By Leonard Fein
Vol. I, Issue I

 
 
Moment has been eighteen months a-borning. Those of us who have lived with it during its gestation inevitably approach its birth much as that of a child: will its fingers and toes be in the proper number, will its first breath be clear, will it be healthy in all respects—and will its parents survive the birth?
Those questions will be answered in due course, and in the only way that matters: res ipsa loquitur—the thing speaks for itself. There is, surely, a powerful temptation to initiate this column, and hence the magazine itself, with a set of ringing pronouncements regarding our intentions. But those intentions will either be translated accurately in our pages, in which case stating them becomes superfluous, or they will not, in which case stating them is idle.
Yet Clio, the muse of history, hovers over my shoulder as I write. I try vainly to dismiss her, I plead that I want merely to write as if this were the fiftieth issue of Moment, not the first, but she will not leave. I recall a photograph of the first editorial board of Der Moment, the Warsaw Yiddish daily whose name we have taken for ourselves. Ten men, impressively bearded, in a Warsaw wood, stiff and serious before the photographer, a picture of our grand­fathers. I see even the photographer, smell faintly the powder of his flash.
 
Der Moment became a mass-circulation newspaper, and lived until it was murdered together with Polish Jewry. Its first crusade was against a boycott of Jewish stores that threatened Jewish safety in Warsaw, and the photo shows a minyan of editors who seem preoccupied, aware of their role not only in journalism but also in history.

 

As are we. History runs in two directions, future as well as past. We now know things the editors of Der Moment did not know, could not have known. The worst possibilities are now memories for us. But the best, the very best possibilities are also now part of our world, we can touch them and know they are not imaginings. We know that in spite of all the actual traumas and in spite of all the horrific predictions, there is a tide running among the Jews that is rich with promise. It is that tide that has given us the courage to create a new magazine, to take for ourselves a new mandate.

 

We believe that honesty and excellence can, yet, become the ways of our community, and Moment is the product of that belief. Moment is, above all else, an invitation: an invitation to take Jewish possibilities seriously (but not somberly); an invitation to inquiry, to learning, to literature, to Jewish life richly conceived. For that reason, no aspect of Jewish life is alien to us. And for that reason, as well, no established verity is outside the scope of our critical concern. The image of the sacred cow is drawn from another religion, not our own.

 

There is so much more to say—about the evening the idea for Moment first happened, about the changes in its conception since that evening, about the men and women who caught the excitement early, and chose to help make the idea a reality, about our hopes that Moment will encourage debate, will help raise the quality of the community, will not be “just another magazine.” But Clio has, happily, left me alone now, and I vastly prefer to write for the reader rather than for the doctoral student who fifty years from now will be doing research on the topic “The First Years of Moment and How it Helped Shape and Nurture, Protect and Defend Jewish Life and Bring Us to our Present Happy State.”   Writing for the reader, there is this to say: People tailor their aspirations to fit their sense of possibility. We intend and expect that Moment will help raise the sense of Jewish possibility, hence also raise Jewish aspirations. Until that happy time when we learn once more that we can, if we will, tailor our possibilities to fit our highest aspirations.
 

As we like to say here, all the rest is Moment.

 

This, the first Moment, is an over­size issue, one of two we will be publishing each year. Our second will be published on July 1, and we will begin regular monthly publication on September 1. (Moment will appear ten times each year.)

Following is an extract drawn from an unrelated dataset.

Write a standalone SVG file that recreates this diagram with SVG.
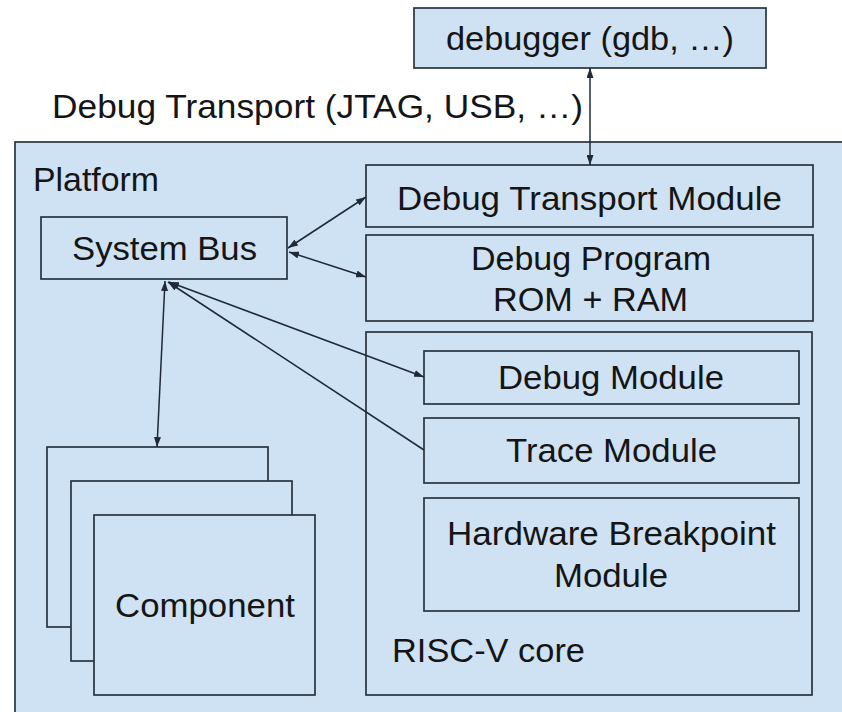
<svg xmlns="http://www.w3.org/2000/svg" width="842" height="712" viewBox="0 0 842 712">
  <defs>
    <marker id="arrow" viewBox="0 0 10 7" refX="10" refY="3.5" markerWidth="10" markerHeight="7" markerUnits="userSpaceOnUse" orient="auto-start-reverse">
      <path d="M0,0 L10,3.5 L0,7 z" fill="#1f2a36"/>
    </marker>
  </defs>
  <style>
    .box { fill: #cfe2f3; stroke: #28343f; stroke-width: 1.7; }
    .lbl { font-family: "Liberation Sans", Arial, Helvetica, sans-serif; font-size: 33px; fill: #151515; }
    .conn { fill: none; stroke: #1f2a36; stroke-width: 1.5; }
  </style>

  <rect x="0" y="0" width="842" height="712" fill="#ffffff"/>

  <!-- host debugger -->
  <g id="debugger">
    <rect class="box" x="414" y="8" width="352" height="60"/>
    <text class="lbl" x="446" y="50" textLength="288" lengthAdjust="spacingAndGlyphs">debugger (gdb, …)</text>
  </g>

  <g id="transport-label">
    <text class="lbl" x="52" y="118" textLength="531" lengthAdjust="spacingAndGlyphs">Debug Transport (JTAG, USB, …)</text>
  </g>

  <!-- platform container -->
  <g id="platform">
    <rect class="box" x="15" y="142" width="840" height="590"/>
    <text class="lbl" x="33" y="191" textLength="126" lengthAdjust="spacingAndGlyphs">Platform</text>
  </g>

  <g id="system-bus">
    <rect class="box" x="41" y="217" width="246" height="62"/>
    <text class="lbl" x="72" y="260" textLength="185" lengthAdjust="spacingAndGlyphs">System Bus</text>
  </g>

  <g id="debug-transport-module">
    <rect class="box" x="366" y="165" width="447" height="62"/>
    <text class="lbl" x="397" y="210" textLength="385" lengthAdjust="spacingAndGlyphs">Debug Transport Module</text>
  </g>

  <g id="debug-program">
    <rect class="box" x="366" y="235" width="447" height="86"/>
    <text class="lbl" x="471" y="270" textLength="240" lengthAdjust="spacingAndGlyphs">Debug Program</text>
    <text class="lbl" x="493" y="311" textLength="195" lengthAdjust="spacingAndGlyphs">ROM + RAM</text>
  </g>

  <!-- core and its debug blocks -->
  <g id="riscv-core">
    <rect class="box" x="366" y="332" width="446" height="363"/>
    <text class="lbl" x="392" y="662" textLength="193" lengthAdjust="spacingAndGlyphs">RISC-V core</text>
  </g>

  <g id="debug-module">
    <rect class="box" x="424" y="351" width="375" height="53"/>
    <text class="lbl" x="498" y="389" textLength="226" lengthAdjust="spacingAndGlyphs">Debug Module</text>
  </g>

  <g id="trace-module">
    <rect class="box" x="424" y="418" width="375" height="65"/>
    <text class="lbl" x="506" y="462" textLength="211" lengthAdjust="spacingAndGlyphs">Trace Module</text>
  </g>

  <g id="hw-breakpoint-module">
    <rect class="box" x="424" y="498" width="375" height="113"/>
    <text class="lbl" x="447" y="545" textLength="329" lengthAdjust="spacingAndGlyphs">Hardware Breakpoint</text>
    <text class="lbl" x="554" y="587" textLength="114" lengthAdjust="spacingAndGlyphs">Module</text>
  </g>

  <!-- stacked components -->
  <g id="components">
    <rect class="box" x="47" y="447" width="221" height="180"/>
    <rect class="box" x="71" y="481" width="221" height="180"/>
    <rect class="box" x="94" y="515" width="221" height="180"/>
    <text class="lbl" x="115" y="617" textLength="180" lengthAdjust="spacingAndGlyphs">Component</text>
  </g>

  <g id="connectors">
    <path class="conn" d="M590,68 L590,165" marker-start="url(#arrow)" marker-end="url(#arrow)"/>
    <path class="conn" d="M288,248 L366,197" marker-start="url(#arrow)" marker-end="url(#arrow)"/>
    <path class="conn" d="M289,252 L366,277" marker-start="url(#arrow)" marker-end="url(#arrow)"/>
    <path class="conn" d="M165,281 L157,447" marker-start="url(#arrow)" marker-end="url(#arrow)"/>
    <path class="conn" d="M169,282 L424,377" marker-start="url(#arrow)" marker-end="url(#arrow)"/>
    <path class="conn" d="M424,450 L168,282" marker-end="url(#arrow)"/>
  </g>
</svg>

We welcome comment on our arti­cles, and, beginning with our next issue, we will include a “Letters” section.
A word about our sponsorship. Moment is an independent magazine. The group of people who have in­vested in Moment is quite diverse, and represents no single ideological position—save, of course, for a commitment to Jewish life. Moreover, the structure of our enterprise guarantees absolute editorial autonomy to the editors — who themselves are not always in agreement about the major issues of Jewish life. We are, in a sense, a journal of opinions, which means that we do not necessarily agree with the views that appear in our pages. Our criterion for publishing an article of opinion, when we do, is that it deserves to be read, and discussed. And that is because our central purpose is to enrich the life of our community. We eschew labels; others may, if they are so inclined, assign them to us. That, of course, is their right. Ours, and our privilege, is to offer as rich a diet of ideas and information as we can.